Step 1: Parts Required

In the Laminated Prusa I3 printer the only electronic parts I added were the Nema 17 Stepper motors and the MK8 Extruder.

The Type of extruder you purchase is up to you. You can choose from Direct Extrusion (motor on the Extruder) or a Bowden type of extrusion (motor feeds filamant through a tube to Hot-end) but it won't make a difference in hooking them up.

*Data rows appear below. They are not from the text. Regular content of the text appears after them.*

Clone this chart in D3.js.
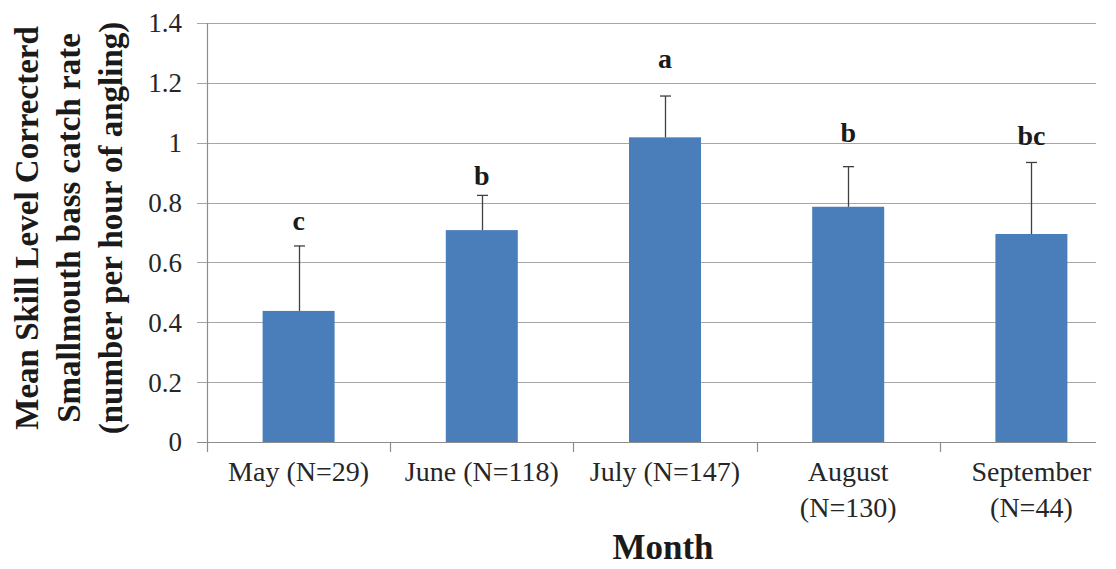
<!DOCTYPE html>
<html>
<head>
<meta charset="utf-8">
<script src="https://cdn.jsdelivr.net/npm/d3@7"></script>
<style>
  html, body { margin: 0; padding: 0; background: #ffffff; }
  svg { display: block; }
</style>
</head>
<body>
<svg id="chart" width="1116" height="569"></svg>
<script>
// ---- data ----
const categories = ["May (N=29)", "June (N=118)", "July (N=147)", "August (N=130)", "September (N=44)"];
const categoryLines = [["May (N=29)"], ["June (N=118)"], ["July (N=147)"], ["August", "(N=130)"], ["September", "(N=44)"]];
const meanRate = [0.438, 0.708, 1.018, 0.786, 0.695];
const errorTop = [0.655, 0.824, 1.156, 0.920, 0.934];
const sigLetters = ["c", "b", "a", "b", "bc"];
const letterLevel = [0.708, 0.859, 1.250, 1.002, 0.992];
const yTicks = [0, 0.2, 0.4, 0.6, 0.8, 1, 1.2, 1.4];
const yTitleLines = ["Mean Skill Level Correcterd", "Smallmouth bass catch rate", "(number per hour of angling)"];
const xTitle = "Month";

// ---- layout ----
const svg = d3.select("#chart");
const plotLeft = 207, plotRight = 1123, plotTop = 23, plotBottom = 442;
const serif = "'Liberation Serif', 'Times New Roman', serif";

const x = d3.scaleBand().domain(categories).range([plotLeft, plotRight]).padding(0);
const y = d3.scaleLinear().domain([0, 1.4]).range([plotBottom, plotTop]);
const barW = x.bandwidth() * 0.393;

// gridlines (with short tick stubs to the left of the axis)
svg.append("g").selectAll("line").data(yTicks).join("line")
  .attr("x1", plotLeft - 10).attr("x2", 1096)
  .attr("y1", d => Math.round(y(d)) + 0.5).attr("y2", d => Math.round(y(d)) + 0.5)
  .attr("stroke", d => d === 0 ? "#8c8c8c" : "#a6a6a6").attr("stroke-width", 1.2);

// y axis line
svg.append("line")
  .attr("x1", plotLeft + 0.5).attr("x2", plotLeft + 0.5)
  .attr("y1", Math.round(y(1.4))).attr("y2", Math.round(y(0)) + 1)
  .attr("stroke", "#8c8c8c").attr("stroke-width", 1.2);

// category tick marks at band boundaries
const boundaries = categories.map(c => x(c)).concat([x(categories[categories.length - 1]) + x.bandwidth()]);
svg.append("g").selectAll("line").data(boundaries).join("line")
  .attr("x1", d => Math.round(d) + 0.5).attr("x2", d => Math.round(d) + 0.5)
  .attr("y1", plotBottom).attr("y2", plotBottom + 10)
  .attr("stroke", "#8c8c8c").attr("stroke-width", 1.2);

// y tick labels
svg.append("g").selectAll("text").data(yTicks).join("text")
  .attr("x", 182).attr("y", d => y(d))
  .attr("dy", "0.35em")
  .attr("text-anchor", "end")
  .attr("font-family", serif).attr("font-size", 27).attr("fill", "#262626")
  .text(d => d3.format("~g")(d));

// bars
svg.append("g").selectAll("rect").data(categories).join("rect")
  .attr("x", (c) => x(c) + x.bandwidth() / 2 - barW / 2)
  .attr("y", (c, i) => y(meanRate[i]))
  .attr("width", barW)
  .attr("height", (c, i) => y(0) - y(meanRate[i]))
  .attr("fill", "#4a7ebb");

// error bars (upper only)
const eb = svg.append("g").attr("stroke", "#404040").attr("stroke-width", 1.3);
categories.forEach((c, i) => {
  const cx = Math.round(x(c) + x.bandwidth() / 2) + 0.5;
  eb.append("line").attr("x1", cx).attr("x2", cx)
    .attr("y1", y(meanRate[i])).attr("y2", y(errorTop[i]));
  eb.append("line").attr("x1", cx - 5.5).attr("x2", cx + 5.5)
    .attr("y1", y(errorTop[i])).attr("y2", y(errorTop[i]));
});

// significance letters
svg.append("g").selectAll("text").data(categories).join("text")
  .attr("x", c => x(c) + x.bandwidth() / 2)
  .attr("y", (c, i) => y(letterLevel[i]))
  .attr("text-anchor", "middle")
  .attr("font-family", serif).attr("font-weight", "bold").attr("font-size", 28).attr("fill", "#1a1a1a")
  .text((c, i) => sigLetters[i]);

// category labels
const catG = svg.append("g");
categories.forEach((c, i) => {
  const t = catG.append("text")
    .attr("x", x(c) + x.bandwidth() / 2).attr("y", 481)
    .attr("text-anchor", "middle")
    .attr("font-family", serif).attr("font-size", 28).attr("fill", "#262626");
  categoryLines[i].forEach((ln, j) => {
    t.append("tspan").attr("x", x(c) + x.bandwidth() / 2).attr("dy", j === 0 ? 0 : 36).text(ln);
  });
});

// x axis title
svg.append("text")
  .attr("x", 663).attr("y", 559)
  .attr("text-anchor", "middle")
  .attr("font-family", serif).attr("font-weight", "bold").attr("font-size", 35).attr("fill", "#1a1a1a")
  .text(xTitle);

// y axis title (rotated, 3 lines)
const yt = svg.append("text")
  .attr("transform", "translate(38,228) rotate(-90)")
  .attr("text-anchor", "middle")
  .attr("font-family", serif).attr("font-weight", "bold").attr("font-size", 33).attr("fill", "#1a1a1a");
yTitleLines.forEach((ln, j) => {
  yt.append("tspan").attr("x", 0).attr("dy", j === 0 ? 0 : 42).text(ln);
});
</script>
</body>
</html>
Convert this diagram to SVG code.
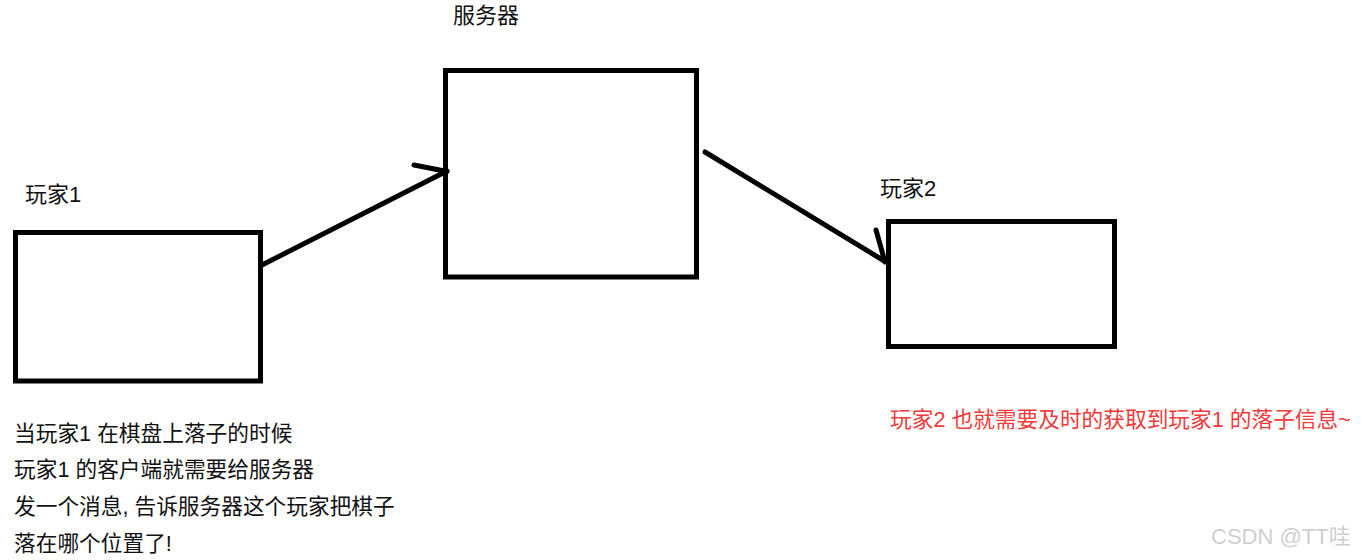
<svg xmlns="http://www.w3.org/2000/svg" width="1369" height="560" viewBox="0 0 1369 560">
<style>
.box{fill:#fff;stroke:#000;stroke-width:5}
.conn{fill:none;stroke:#000;stroke-width:5;stroke-linecap:round;stroke-linejoin:round}
text{font-family:"Liberation Sans","Noto Sans CJK SC",sans-serif;font-size:22px;fill:#111}
.note{font-size:21.7px}
.red{fill:#f23a3a;font-size:21.7px}
.wm{fill:#cfcfcf;font-size:22px}
</style>
<rect width="1369" height="560" fill="#fff"/>
<g id="server">
<rect class="box" x="445.5" y="70.5" width="251" height="206.5"/>
<text x="453" y="23">服务器</text>
</g>
<g id="player1">
<rect class="box" x="15.5" y="232.5" width="245" height="148.5"/>
<text x="25" y="202">玩家1</text>
</g>
<g id="player2">
<rect class="box" x="888.5" y="221.5" width="226" height="125"/>
<text x="880" y="196">玩家2</text>
</g>
<g id="connectors">
<path class="conn" d="M262 265 L447 171 M414 165 L447 171.5"/>
<path class="conn" d="M705 152 L886 262 M876 230 L885 262"/>
</g>
<g id="notes">
<text class="note" x="14" y="441">当玩家1 在棋盘上落子的时候</text>
<text class="note" x="14" y="477">玩家1 的客户端就需要给服务器</text>
<text class="note" x="14" y="514">发一个消息, 告诉服务器这个玩家把棋子</text>
<text class="note" x="14" y="551">落在哪个位置了!</text>
<text class="red" x="890" y="427">玩家2 也就需要及时的获取到玩家1 的落子信息~</text>
<text class="wm" x="1211" y="544">CSDN @TT哇</text>
</g>
</svg>
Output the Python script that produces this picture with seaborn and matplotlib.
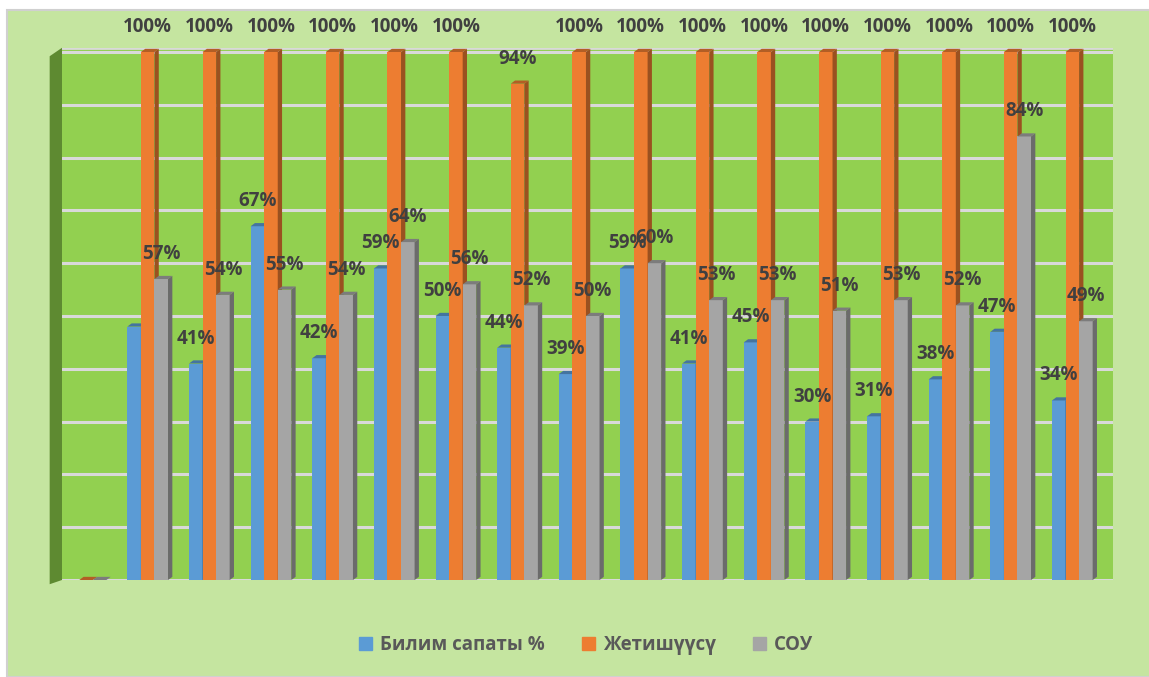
import pandas as pd
import matplotlib.pyplot as plt
import seaborn as sns
from matplotlib.patches import Polygon, Rectangle
from matplotlib.colors import to_rgb

# Data (first category is empty)
categories = [str(i) for i in range(17)]
bilim = [0, 48, 41, 67, 42, 59, 50, 44, 39, 59, 41, 45, 30, 31, 38, 47, 34]
jetish = [0, 100, 100, 100, 100, 100, 100, 94, 100, 100, 100, 100, 100, 100, 100, 100, 100]
sou = [0, 57, 54, 55, 54, 64, 56, 52, 50, 60, 53, 53, 51, 53, 52, 84, 49]
series_names = ['Билим сапаты %', 'Жетишүүсү', 'СОУ']
colors = ['#5B9BD5', '#ED7D31', '#A5A5A5']

df = pd.DataFrame({'cat': categories * 3,
                   'series': [series_names[0]] * 17 + [series_names[1]] * 17 + [series_names[2]] * 17,
                   'value': bilim + jetish + sou})
# blue bar of the empty first group is not drawn at all
df.loc[0, 'value'] = float('nan')

sns.set_style('white')
plt.rcParams['font.family'] = ['Open Sans', 'Noto Sans', 'DejaVu Sans']

fig = plt.figure(figsize=(11.49, 6.77), dpi=100, facecolor='white')
fig.patches.append(Rectangle((7 / 1149, 0), 1, 1 - 10 / 677, transform=fig.transFigure,
                             facecolor='#C5E5A0', edgecolor='#D0D0D0', lw=1.5, zorder=-10))
ax = fig.add_axes([62 / 1149, 1 - 580 / 677, 1051 / 1149, 528 / 677 * 1.008])
ax.set_facecolor('#92D050')

sns.barplot(data=df, x='cat', y='value', hue='series', palette=colors, width=0.66,
            ax=ax, legend=False, saturation=1, linewidth=0)

xlo, xhi = -0.39, 16.66
ax.set_ylim(0, 100.8)
ax.set_xlim(xlo, xhi)
ax.set_yticks(range(0, 101, 10))
ax.yaxis.grid(True, color='#D9D9D9', lw=2.2)
ax.set_axisbelow(True)
ax.set_xticks([])
ax.set_yticklabels([])
ax.tick_params(left=False)
ax.set_xlabel('')
ax.set_ylabel('')
for s in ax.spines.values():
    s.set_visible(False)
ax.axhline(100.8, color='#D9D9D9', lw=2, zorder=1)


def darker(c, f):
    r, g, b = to_rgb(c)
    return (r * f, g * f, b * f)


# fake 3D faces built from the bars seaborn drew
dx, dy = 0.07, 0.6
for k, cont in enumerate(ax.containers):
    z = 3 + k
    for p in cont.patches:
        p.set_zorder(z)
        h = p.get_height()
        if pd.isna(h):
            continue
        x, w = p.get_x(), p.get_width()
        ax.add_patch(Polygon([(x + w, 0), (x + w + dx, dy), (x + w + dx, h + dy), (x + w, h)],
                             closed=True, facecolor=darker(colors[k], 0.65), lw=0, zorder=z))
        ax.add_patch(Polygon([(x, h), (x + dx, h + dy), (x + w + dx, h + dy), (x + w, h)],
                             closed=True, facecolor=darker(colors[k], 0.75), lw=0, zorder=z))

# left wall
ax.add_patch(Polygon([(xlo, 0), (xlo, 100.8), (xlo - 0.2, 99.2), (xlo - 0.2, -0.8)], closed=True,
                     facecolor='#5E8A31', lw=0, clip_on=False, zorder=1))

# value labels
for k, cont in enumerate(ax.containers):
    for i, p in enumerate(cont.patches):
        if i == 0:
            continue
        h = p.get_height()
        ax.annotate(f'{int(h)}%', (p.get_x() + p.get_width() / 2, h), xytext=(0, 18),
                    textcoords='offset points', ha='center', va='center', fontsize=13.5,
                    fontweight='bold', color='#404040', zorder=10, annotation_clip=False)

handles = [Rectangle((0, 0), 1, 1, color=c) for c in colors]
fig.legend(handles, series_names, loc='center', bbox_to_anchor=(0.51, 1 - 645 / 677), ncol=3,
           frameon=False, handlelength=0.7, handleheight=0.7, columnspacing=2.0, handletextpad=0.4,
           prop={'weight': 'bold', 'size': 13.5}, labelcolor='#595959')

fig.savefig('out.png', dpi=100, facecolor=fig.get_facecolor())
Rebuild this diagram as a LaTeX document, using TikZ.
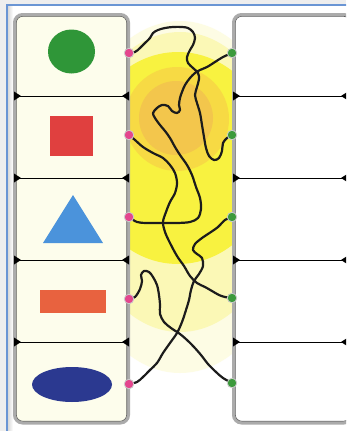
\documentclass[tikz,border=0pt]{standalone}
\usetikzlibrary{shapes.geometric}
\definecolor{framebg}{HTML}{EEEEEE}
\definecolor{frameblue}{HTML}{6A95D4}
\definecolor{cream}{HTML}{FDFDEC}
\definecolor{boxgray}{HTML}{ABABAB}
\definecolor{boxdark}{HTML}{5A5A5A}
\definecolor{glowA}{HTML}{FDFCE4}
\definecolor{glowB}{HTML}{FBF8B6}
\definecolor{glowC}{HTML}{F8F240}
\definecolor{glowD}{HTML}{F7DA44}
\definecolor{glowE}{HTML}{F3C64C}
\definecolor{shgreen}{HTML}{2F9638}
\definecolor{shred}{HTML}{E0403F}
\definecolor{shblue}{HTML}{4B93DB}
\definecolor{shorange}{HTML}{E8623F}
\definecolor{shnavy}{HTML}{2B3990}
\definecolor{dotpink}{HTML}{E4468E}
\definecolor{dotgreen}{HTML}{3C9A3C}
\definecolor{wirecol}{HTML}{1C1C1C}
\begin{document}
\begin{tikzpicture}[x=1pt,y=-1pt,
  boxframe/.style={draw=boxgray,line width=3pt,rounded corners=8pt},
  boxinner/.style={draw=boxdark,line width=0.6pt,rounded corners=6.5pt},
  sepline/.style={draw=black,line width=1pt},
  wedgefill/.style={fill=black},
  wire/.style={draw=wirecol,line width=2.2pt,line join=round,line cap=round},
  pinkdot/.style={circle,fill=dotpink,draw=gray!40,line width=0.8pt,minimum size=9.5pt,inner sep=0pt},
  greendot/.style={circle,fill=dotgreen,draw=gray!40,line width=0.8pt,minimum size=9.5pt,inner sep=0pt},
  shapenode/.style={inner sep=0pt,draw=none}]
\useasboundingbox (0,0) rectangle (346,431);
\clip (0,0) rectangle (346,431);
% page frame
\fill[framebg] (0,0) rectangle (346,431);
\fill[white] (7,5) rectangle (350,435);
\shade[left color=gray!35,right color=white] (7,5) rectangle (13,435);
\draw[frameblue,line width=1.3pt] (7,435) -- (7,5) -- (350,5);
% glow in the middle strip
\begin{scope}
  \clip (130,13) rectangle (233,424);
  \fill[glowA] (180,197) ellipse [x radius=115pt, y radius=176pt];
  \fill[glowB] (180,182) ellipse [x radius=105pt, y radius=150pt];
  \fill[glowC] (178,158) ellipse [x radius=95pt, y radius=106pt];
  \fill[glowD] (177,119) circle [radius=52pt];
  \fill[glowE] (176,118) circle [radius=37pt];
\end{scope}
% left and right boxes
\draw[boxframe,fill=cream] (14.5,14.5) rectangle (128.5,423);
\draw[boxinner] (16.3,16.3) rectangle (126.7,421.2);
\draw[boxframe,fill=white] (233.5,14.5) rectangle (352,423);
\draw[boxinner] (235.3,16.3) rectangle (350,421.2);
% separators
\foreach \yy in {96,178,260,342}{
  \draw[sepline] (16,\yy) -- (127,\yy);
  \fill[wedgefill] (14,\yy-4.5) -- (21,\yy) -- (14,\yy+4.5) -- cycle;
  \fill[wedgefill] (129,\yy-4.5) -- (122,\yy) -- (129,\yy+4.5) -- cycle;
  \draw[sepline] (235,\yy) -- (346,\yy);
  \fill[wedgefill] (233,\yy-4.5) -- (240,\yy) -- (233,\yy+4.5) -- cycle;
  \fill[wedgefill] (348,\yy-4.5) -- (341,\yy) -- (348,\yy+4.5) -- cycle;
}
% shapes
\node[shapenode,ellipse,fill=shgreen,minimum width=47pt,minimum height=44pt] (circ) at (71.5,51.5) {};
\node[shapenode,rectangle,fill=shred,minimum width=43pt,minimum height=40pt] (sq) at (71.5,136) {};
\fill[shblue] (73,195) -- (103,243) -- (43,243) -- cycle;
\node[shapenode,rectangle,fill=shorange,minimum width=66pt,minimum height=23pt] (rect) at (73,301.5) {};
\node[shapenode,ellipse,fill=shnavy,minimum width=80pt,minimum height=35pt] (ell) at (72,384.5) {};
% dot positions
\coordinate (L1) at (129,53);
\coordinate (L2) at (129,135);
\coordinate (L3) at (129,217);
\coordinate (L4) at (129,299);
\coordinate (L5) at (129,384);
\coordinate (R1) at (232,53);
\coordinate (R2) at (232,135);
\coordinate (R3) at (232,217);
\coordinate (R4) at (232,298);
\coordinate (R5) at (232,383);
% wires
\draw[wire] plot[smooth,tension=0.55] coordinates {(L1) (135,52) (140,48) (145,43) (150,38) (153,33) (158,30) (165,28) (173,27) (182,27) (188,28) (193,32) (195,38) (193,45) (190,50) (187,57) (188,63) (193,68) (198,73) (199,79) (197,87) (195,95) (197,103) (200,113) (202,125) (204,137) (206,148) (209,156) (214,160) (219,158) (222,151) (223,143) (227,138) (R2)};
\draw[wire] plot[smooth,tension=0.55] coordinates {(R1) (223,57) (215,62) (207,67) (200,70) (195,73) (190,78) (185,85) (182,92) (180,98) (179,105) (180,110) (177,113) (172,111) (168,106) (162,105) (157,108) (153,113) (155,118) (160,125) (165,131) (170,138) (175,147) (180,155) (187,165) (192,175) (196,187) (200,198) (201,209) (198,218) (190,222) (177,223) (163,223) (147,223) (137,222) (L3)};
\draw[wire] plot[smooth,tension=0.55] coordinates {(L2) (135,140) (143,147) (153,153) (163,158) (170,165) (175,173) (177,183) (175,193) (170,202) (166,212) (163,222) (165,232) (170,243) (177,256) (184,266) (190,276) (197,283) (205,287) (212,291) (219,295) (225,297) (R4)};
\draw[wire] plot[smooth,tension=0.55] coordinates {(R3) (225,220) (218,227) (211,232) (202,238) (195,244) (193,250) (197,254) (202,258) (203,266) (199,274) (194,281) (191,290) (189,300) (186,310) (182,322) (177,333) (170,343) (163,353) (157,363) (150,370) (143,377) (137,382) (L5)};
\draw[wire] plot[smooth,tension=0.55] coordinates {(L4) (135,297) (140,289) (142,281) (141,275) (144,271) (149,272) (153,277) (157,285) (159,295) (160,305) (160,314) (164,322) (171,328) (180,334) (187,340) (194,347) (201,355) (208,364) (216,372) (223,378) (R5)};
% dots
\foreach \n in {1,...,5}{
  \node[pinkdot] (pd\n) at (L\n) {};
  \node[greendot] (gd\n) at (R\n) {};
}
\end{tikzpicture}
\end{document}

For this setup I purchased a RAMP 1.4 Kit which has all components needed to setup the controller board

RAMPS 1.4 kit $38.99 http://amzn.to/2E3gvYc

Nema 17 1.7A (5 pack) http://amzn.to/2Fyzy9I

Mk8 Extruder $36.99 http://amzn.to/2Gzd4H6

For end stop control you can go with two options (I will discuss wiring for both):

The fully wired Limit switch (with cables): $7.98 http://amzn.to/2DSkvHS

The simple Micro Switch: $8.99 http://amzn.to/2Ev4YPi

Stepper Cables: $9.49 http://amzn.to/2GAPdXo (these are specific to RAMPS)

12V/30Amp Power supply 19.98: http://amzn.to/2FwxIGt

Power Cable $9.99 http://amzn.to/2DYZ0Zd

Heated Bed $31.99 (optional but will describe wiring) http://amzn.to/2GEibpk

Step 2: Assembling the RAMPS 1.4

The RAMPS 1.4 kit comes with the following components:

Arduino Board Mega 2560 (generally a cheap knockoff) which is the blue board you see above

RAMPS 1.4 Shield which will sit on top of the Arduino which is the red board above (yes the yellow fuses come bent like that don't worry)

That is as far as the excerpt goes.